"ÁNGEL de la Guarda, mi dulce compañía, no me desampares ni de noche ni de día…". Así rezábamos los niños de antes, juntando las manos, apretando los ojos, marcando las sílabas, calentitos en nuestros pijamas de franela, seguros al abrigo de las sábanas y esperando los interminables besos de buenas noches. Perdón, me olvidaba de que en este país ya no está bien visto rezar, que esto del Ángel de la Guarda puede sonar demasiado religioso y que lo de tener allá arriba a alguien que nos proteja no está de moda. A los seres humanos nos basta con el paraguas de la soberbia para protegernos de nuestra vulnerabilidad y nos cuesta reconocer que siempre estamos necesitados, bueno, nos cuesta hasta que repican, ufff!!!, perdón de nuevo, las campanas del hambre y del infortunio. Entonces sí que buscamos un credo, bien para culparle de nuestros males, bien para pedir su amparo, pues por naturaleza nos movemos siempre entre dos aguas, dejándonos la mayoría de las veces arrastrar por la corriente de la inercia, olvidando que el hombre está para ayudar y ser ayudado.

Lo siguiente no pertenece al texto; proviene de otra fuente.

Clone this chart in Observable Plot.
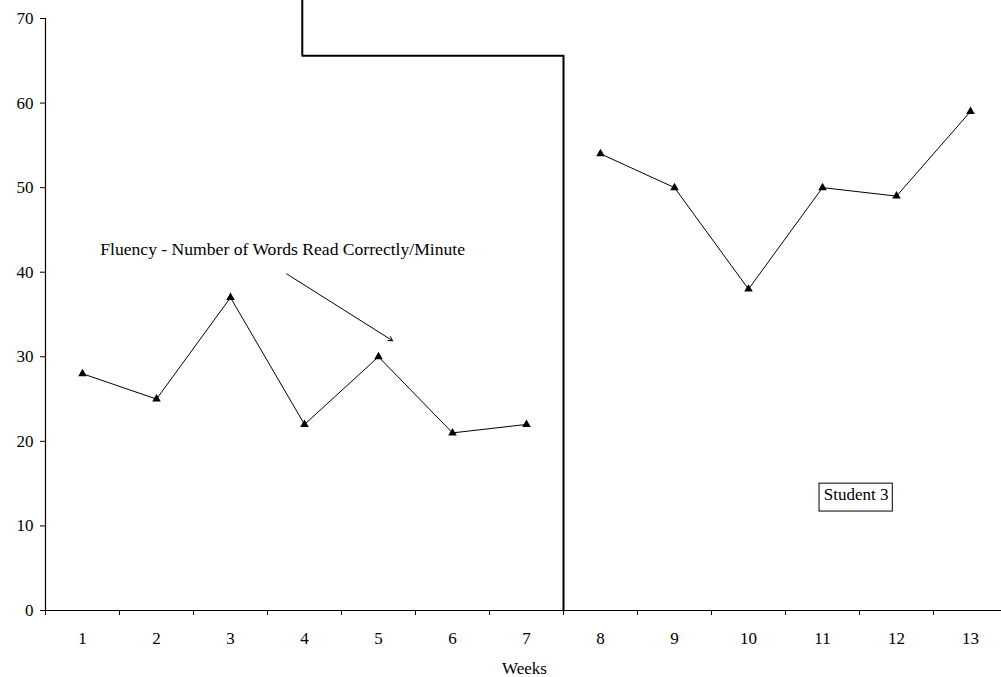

En alguna parte del mundo existe una persona que nos necesita, a la que podemos serle de utilidad, algo así como un ángel de la guarda.

Y sin ir tan lejos, a la vuelta de una esquina, en un paso de peatones cualquiera, siempre habrá una persona mayor esperando a que el muñeco intermitente se ponga verde, dando una tregua al avance de los coches, y poder así cruzar la calle a su paso, manteniendo la calma, pues sabe que no le dará tiempo de llegar al otro lado, sin que se adivine su miedo a que la impaciencia urbana le arrolle. Se siente solo, acechado por la rapacidad de otros seres humanos a los que lo único que les importa es seguir su rumbo, sin reparar a que en poco tiempo, igual ellos serán ese señor mayor que con pasos cortos, titubeantes y sin nadie que le ayude intenta apurar su andar para poder llegar antes al otro lado. En sus ojos la mirada de súplica, pidiendo auxilio, pero los demás cruzamos a su lado con total indiferencia, ciegos por las prisas, sin detenernos a ofrecerle nuestro brazo como punto de apoyo, sin desempeñar ese papel de ángel de la guarda que, aunque suene a rezo -que le pongan otro nombre si este no les gusta-, describe ese rol de sujeto responsable y solidario que debemos asumir con el resto de nuestros congéneres.

Nos olvidamos de nuestra fragilidad cuando todo nos va bien, pero ahora que las cosas pintan mal estamos descubriendo que siempre necesitamos de los demás, que nuestros pasos precisan frecuentemente de una mano que nos sujete para cruzar al otro lado. Quizá peque de ingenua, de idealista, de obvia, pero tal vez baste con levantar los ojos de nuestra propia existencia para descubrir en el otro una mirada de desamparo, con buscar unas razones para sonreír a los que se cruzan en nuestro camino cotidiano, con dejar entre nuestros pensamientos un lugar para algo más que nuestros propios dilemas, y serán estos pequeños gestos los que nos hagan solidarios con los iguales, más personas sí cabe. Este ejercicio de generosidad ayudará a mejorar la maltrecha convivencia que mantenemos, donde el odio está alcanzando cotas alarmantes y donde la individualidad se ha convertido en una lacra social.

¿Qué quieren qué les diga? Prefiero ser una romántica y seguir creyendo en los valores del ser humano a contribuir con mi comportamiento a incrementar el caudal del cinismo, el egocentrismo y la indiferencia del entorno que compartimos. Lo dicho, lo llaman como quieran, pero a mí me satisface saber que puedo ser un ángel de la guarda para cualquiera.